When I started to write about sports injuries, I envisioned my reader as someone like me: a former college athlete, middle-aged and, well, male. But women immediately started telling me how much they care about the subject. A bookstore owner talked about injuries on her softball team. A literary agent told me upper body training helped her survive a 50-kilometer run. And so on.
The experience reminded me how easy it is to fall into prejudices about who does sports — and who needs help with sports injuries. That thought came to mind again recently when the New Republic quoted Obama saying, “If I had a son, I’d have to think long and hard before I let him play football.” The possibility that his daughters might want to play apparently never occurred to him.
No one I know has struggled with such attitudes more than my friend Jill Caryl Weiner, who seems to have played just about every sport you can name and has wounds to show for it. Even when she could still play football, she sometimes had trouble being taken seriously by her teammates. In the New York Times, she tells the poignant tale of pestering her quarterback to pass to her and then making a diving catch to win the game… only to tear ligaments in her shoulder.
It got worse from there.
“I went to a young male doctor at Beth Israel,” she told me. “I told him how I got my injury, etc., etc., and he said ‘You won’t need surgery to carry your groceries.'”
That was back in 1994, but it wasn’t the end of her disappointments with the medical establishment.
More recently — but probably about 4 years ago, I went to another sports orthopedic surgeon who interviewed me for a long time. I told him I played football and street hockey and my hip trouble was most likely a hockey injury from getting checked into the pavement really hard… After his examination, he said he wanted to operate right away. I was very concerned because he said — even after total hip replacement — I couldn’t play sports anymore: I couldn’t play baseball, I couldn’t run at all, and I definitely couldn’t play football. And then when he spoke into his tape recorder he noted that I wanted surgery so that I could paint my toe nails. I assure you I never mentioned my toe nails.
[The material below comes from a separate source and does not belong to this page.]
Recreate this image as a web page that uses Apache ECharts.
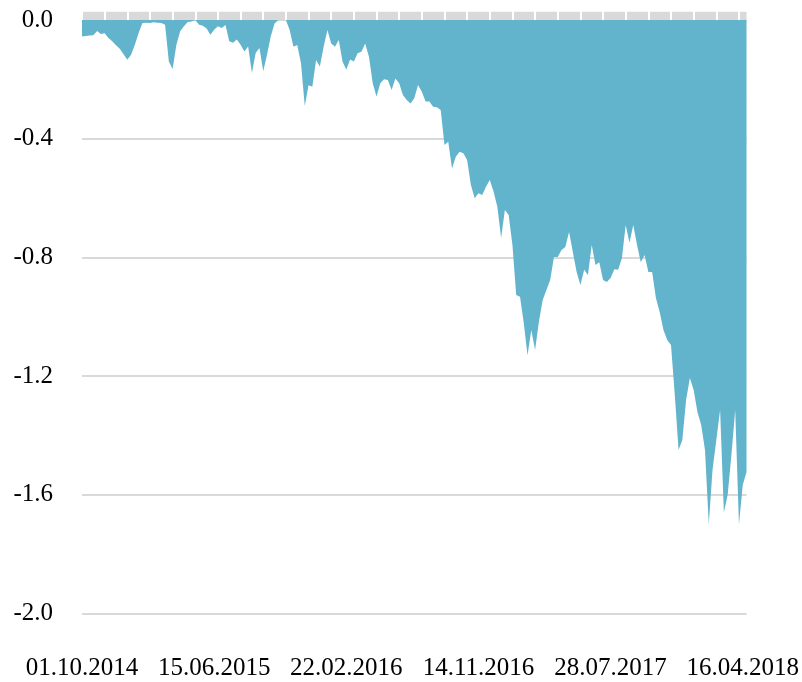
<!DOCTYPE html>
<html>
<head>
<meta charset="utf-8">
<script src="https://cdn.jsdelivr.net/npm/echarts@6/dist/echarts.min.js"></script>
<style>
  html, body { margin: 0; padding: 0; background: #fff; }
  #main { width: 802px; height: 682px; }
</style>
</head>
<body>
<div id="main"></div>
<script>
// tick labels on the x axis, one every 35 points
var tickLabels = ['01.10.2014', '15.06.2015', '22.02.2016', '14.11.2016', '28.07.2017', '16.04.2018'];
var labelEvery = 35;
var tickEvery = 6;

// drawdown values
var drawdown = [
  -0.056, -0.054, -0.052, -0.051, -0.037, -0.047, -0.045, -0.061, -0.072, -0.085,
  -0.097, -0.115, -0.134, -0.117, -0.083, -0.044, -0.010, -0.009, -0.010, -0.008,
  -0.009, -0.010, -0.016, -0.140, -0.165, -0.083, -0.038, -0.021, -0.007, -0.005,
  0, -0.016, -0.019, -0.029, -0.050, -0.033, -0.021, -0.027, -0.017, -0.072,
  -0.077, -0.066, -0.083, -0.106, -0.089, -0.179, -0.111, -0.094, -0.173, -0.117,
  -0.055, -0.012, 0, 0, 0, -0.034, -0.090, -0.084, -0.146, -0.290,
  -0.220, -0.225, -0.135, -0.157, -0.090, -0.034, -0.079, -0.090, -0.067, -0.140,
  -0.168, -0.133, -0.140, -0.112, -0.107, -0.079, -0.124, -0.213, -0.258, -0.213,
  -0.200, -0.202, -0.236, -0.197, -0.213, -0.253, -0.270, -0.281, -0.264, -0.219,
  -0.242, -0.275, -0.275, -0.292, -0.294, -0.303, -0.421, -0.410, -0.500, -0.461,
  -0.444, -0.449, -0.472, -0.556, -0.601, -0.584, -0.590, -0.562, -0.539, -0.578,
  -0.629, -0.735, -0.640, -0.657, -0.758, -0.927, -0.933, -1.021, -1.130, -1.045,
  -1.112, -1.018, -0.944, -0.910, -0.876, -0.799, -0.799, -0.775, -0.765, -0.714,
  -0.782, -0.849, -0.893, -0.842, -0.859, -0.758, -0.826, -0.816, -0.876, -0.883,
  -0.869, -0.840, -0.842, -0.802, -0.691, -0.751, -0.691, -0.758, -0.816, -0.792,
  -0.849, -0.849, -0.937, -0.984, -1.045, -1.078, -1.095, -1.264, -1.449, -1.415,
  -1.280, -1.206, -1.247, -1.321, -1.365, -1.449, -1.700, -1.516, -1.415, -1.314,
  -1.660, -1.601, -1.466, -1.314, -1.700, -1.567, -1.523
];

var categories = drawdown.map(function (v, i) { return String(i); });

var font = 'Liberation Serif';
var myChart = echarts.init(document.getElementById('main'));
myChart.setOption({
  animation: false,
  grid: { left: 82, right: 54, top: 20, bottom: 68.5 },
  xAxis: [{
    // bottom axis with the date labels
    type: 'category',
    data: categories,
    boundaryGap: false,
    position: 'bottom',
    axisLine: { show: false, onZero: false },
    axisTick: { show: false },
    axisLabel: {
      interval: labelEvery - 1,
      margin: 42,
      color: '#000',
      fontFamily: font,
      fontSize: 25,
      formatter: function (v, idx) {
        return tickLabels[idx / labelEvery] || '';
      }
    }
  }, {
    // grey band at the top
    type: 'category',
    data: categories,
    boundaryGap: false,
    position: 'top',
    offset: 4.5,
    z: 0,
    axisLine: { show: true, onZero: false, lineStyle: { color: '#d9d9d9', width: 8.4, cap: 'butt' } },
    axisTick: { show: false },
    axisLabel: { show: false }
  }, {
    // white notches across the band
    type: 'category',
    data: categories,
    boundaryGap: false,
    position: 'top',
    offset: 11,
    z: 1,
    axisLine: { show: false, onZero: false },
    axisTick: {
      show: true,
      inside: true,
      interval: tickEvery - 1,
      length: 11,
      lineStyle: { color: '#fff', width: 2, cap: 'butt' }
    },
    axisLabel: { show: false }
  }],
  yAxis: {
    type: 'value',
    min: -2,
    max: 0,
    interval: 0.4,
    axisLine: { show: false },
    axisTick: { show: false },
    splitLine: { lineStyle: { color: '#d9d9d9', width: 2 } },
    axisLabel: {
      margin: 29,
      color: '#000',
      fontFamily: font,
      fontSize: 25,
      formatter: function (v) { return v.toFixed(1); }
    }
  },
  series: [{
    type: 'line',
    xAxisIndex: 0,
    data: drawdown,
    symbol: 'none',
    lineStyle: { width: 0 },
    areaStyle: { color: '#62b4cc', opacity: 1 },
    z: 2
  }]
});
</script>
</body>
</html>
Isolated incidents? Apparently not. In a study from 2008, a man and a woman with identical osteoarthritis of the knee visited the same 72 doctors in and around Toronto. They described their symptoms the same way, using a script they memorized before the visits. But 67% of the doctors recommended knee replacement to the man while only 33% recommended it to the woman.
How many women are missing out on exercise and fun because their doctors don’t think they need their hips or knees?
It’s depressing that such prejudices may be harming so many people. Both as a personal trainer and as a health writer, I hereby pledge to never make such assumptions.